Now more than ever, it's important to give yourself a kickstart so you can go that extra mile to lose a pound. Exercise is something both Shapiro and Young agree on; it's a necessity whenever you're looking to lose weight and lead an all-around healthy lifestyle.

If you're not already doing at least 150 minutes of moderately intense exercise per week (along with two days of muscle-strengthening physical activity), push yourself to make that happen. "Integrating physical activity into your daily routine benefits both your physical and mental health," Young explains. "Aim for about 150 minutes of moderate-intensity activity per week.
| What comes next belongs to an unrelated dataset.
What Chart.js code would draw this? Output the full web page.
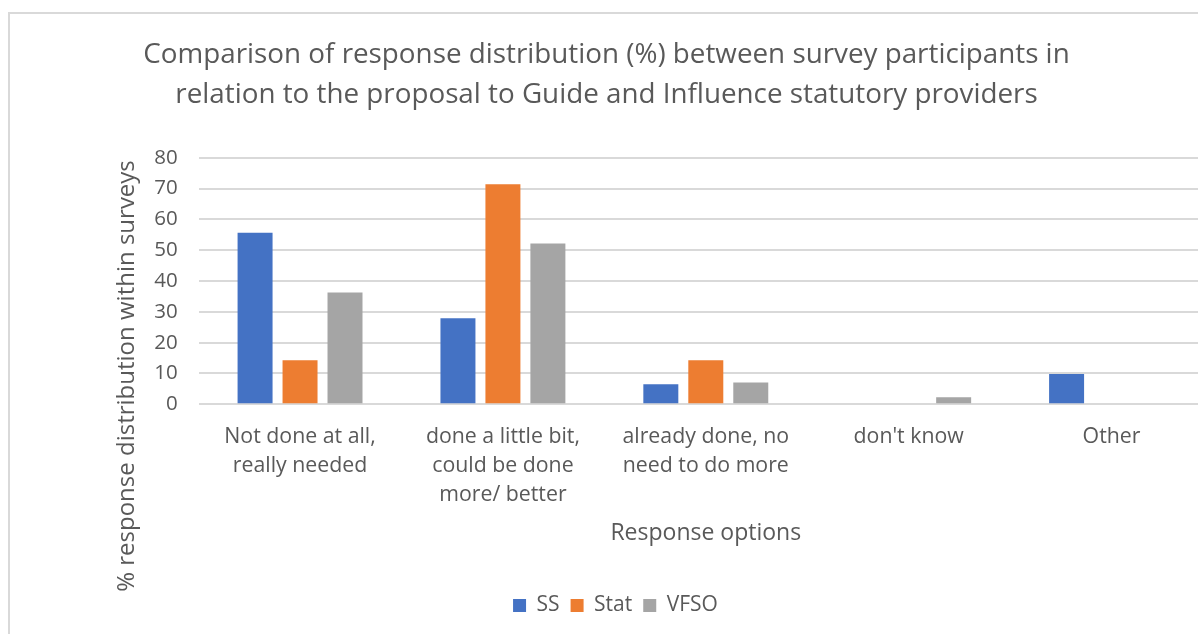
<!DOCTYPE html>
<html>
<head>
<meta charset="utf-8">
<script src="https://cdn.jsdelivr.net/npm/chart.js@4/dist/chart.umd.min.js"></script>
<style>
  html, body { margin: 0; padding: 0; background: #ffffff; overflow: hidden; width: 1198px; height: 634px; }
  #frame { position: absolute; left: 8px; top: 12px; width: 1400px; height: 800px; border-left: 2px solid #d9d9d9; border-top: 2px solid #d9d9d9; }
  #wrap { position: absolute; left: 0; top: 0; width: 1213px; height: 634px; }
</style>
</head>
<body>
<div id="frame"></div>
<div id="wrap"><canvas id="chart"></canvas></div>
<script>
// Response options (x-axis categories, one array of lines per label)
const categories = [
  ['Not done at all,', 'really needed'],
  ['done a little bit,', 'could be done', 'more/ better'],
  ['already done, no', 'need to do more'],
  ["don't know"],
  ['Other']
];

// % of responses per survey group
const ssValues   = [55.7, 27.9, 6.5, 0, 9.8];
const statValues = [14.3, 71.4, 14.3, 0, 0];
const vfsoValues = [36.3, 52.2, 7.1, 2.3, 0];

const seriesNames = ['SS', 'Stat', 'VFSO'];
const yTicks = [0, 10, 20, 30, 40, 50, 60, 70, 80];

const titleLines = [
  'Comparison of response distribution (%) between survey participants in',
  'relation to the proposal to Guide and Influence statutory providers'
];
const yTitle = '% response distribution within surveys';
const xTitle = 'Response options';

const FONT = "'Open Sans', sans-serif";
const TEXT = '#595959';
const GRID = '#d9d9d9';
const colors = ['#4472C4', '#ED7D31', '#A5A5A5'];

// Vertical axis title, centred on the whole left band of the chart
const yTitlePlugin = {
  id: 'yTitle',
  afterDraw(chart) {
    const ctx = chart.ctx;
    ctx.save();
    ctx.translate(127, 376);
    ctx.rotate(-Math.PI / 2);
    ctx.fillStyle = TEXT;
    ctx.font = "24px 'Open Sans', sans-serif";
    ctx.textAlign = 'center';
    ctx.textBaseline = 'middle';
    ctx.fillText(yTitle, 0, 0);
    ctx.restore();
  }
};

// Nudge the legend row to the right of the canvas centre
const legendShift = {
  id: 'legendShift',
  afterLayout(chart) {
    if (chart.legend) {
      chart.legend.left += 9;
      chart.legend.right += 9;
    }
  }
};

new Chart(document.getElementById('chart'), {
  type: 'bar',
  data: {
    labels: categories,
    datasets: [ssValues, statValues, vfsoValues].map((vals, i) => ({
      label: seriesNames[i],
      data: vals,
      backgroundColor: colors[i],
      borderWidth: 0,
      categoryPercentage: 0.665,
      barPercentage: 0.778
    }))
  },
  plugins: [yTitlePlugin, legendShift],
  options: {
    responsive: true,
    maintainAspectRatio: false,
    animation: false,
    layout: { padding: { top: 15, bottom: 8, left: 0, right: 0 } },
    plugins: {
      tooltip: { enabled: false },
      title: {
        display: true,
        text: titleLines,
        color: TEXT,
        font: { family: FONT, size: 27.8, weight: 'normal', lineHeight: 1.44 },
        padding: { top: 20, bottom: 42.7 }
      },
      legend: {
        position: 'bottom',
        labels: {
          color: TEXT,
          font: { family: FONT, size: 21 },
          boxWidth: 13,
          boxHeight: 13,
          padding: 11
        }
      }
    },
    scales: {
      x: {
        grid: { display: false, drawTicks: false },
        border: { display: false },
        ticks: {
          color: TEXT,
          font: { family: FONT, size: 21.3, lineHeight: 1.36 },
          padding: 18,
          maxRotation: 0,
          autoSkip: false
        },
        title: {
          display: true,
          text: xTitle,
          color: TEXT,
          font: { family: FONT, size: 23, lineHeight: 1.2 },
          padding: { top: 0, bottom: 37 }
        },
        afterFit: (scale) => { scale.height = 179.7; }
      },
      y: {
        min: 0,
        max: 80,
        afterBuildTicks: (scale) => { scale.ticks = yTicks.map(v => ({ value: v })); },
        grid: { color: GRID, lineWidth: 2, drawTicks: false },
        border: { display: false },
        ticks: {
          color: TEXT,
          font: { family: FONT, size: 20.5 },
          padding: 21
        },
        title: { display: false },
        afterFit: (scale) => { scale.width = 198.6; }
      }
    }
  }
});
</script>
</body>
</html>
Consistent exercise promotes gradual fat loss, contributing to weight loss."

Make sure your diet is actually well-balanced.

healthy foods

Take a hard look at your weekly meal rotation, and see if you can make any necessary adjustments. Nutrients are essential to keeping you energized and able to perform normal bodily functions, Shapiro tells us. A solid balance of lean protein, healthy fat, and complex carbs will help you feel full and avoid unhealthy snacking between meals—which is a complete no-no when trying to lose one pound. "Avoid following diet trends such as a low-fat or low-carb diet, which can be unsustainable over time," Shapiro suggests.

Adding a good variety of foods into your meals offers essential nutrients such as minerals and vitamins. "A good rule of thumb is to fill half your plate with colorful fruits and vegetables, have a quarter to protein, and the remaining quarter to whole grains like brown rice," Young explains. "This ensures you receive all necessary macronutrients while consuming a wide variety of foods."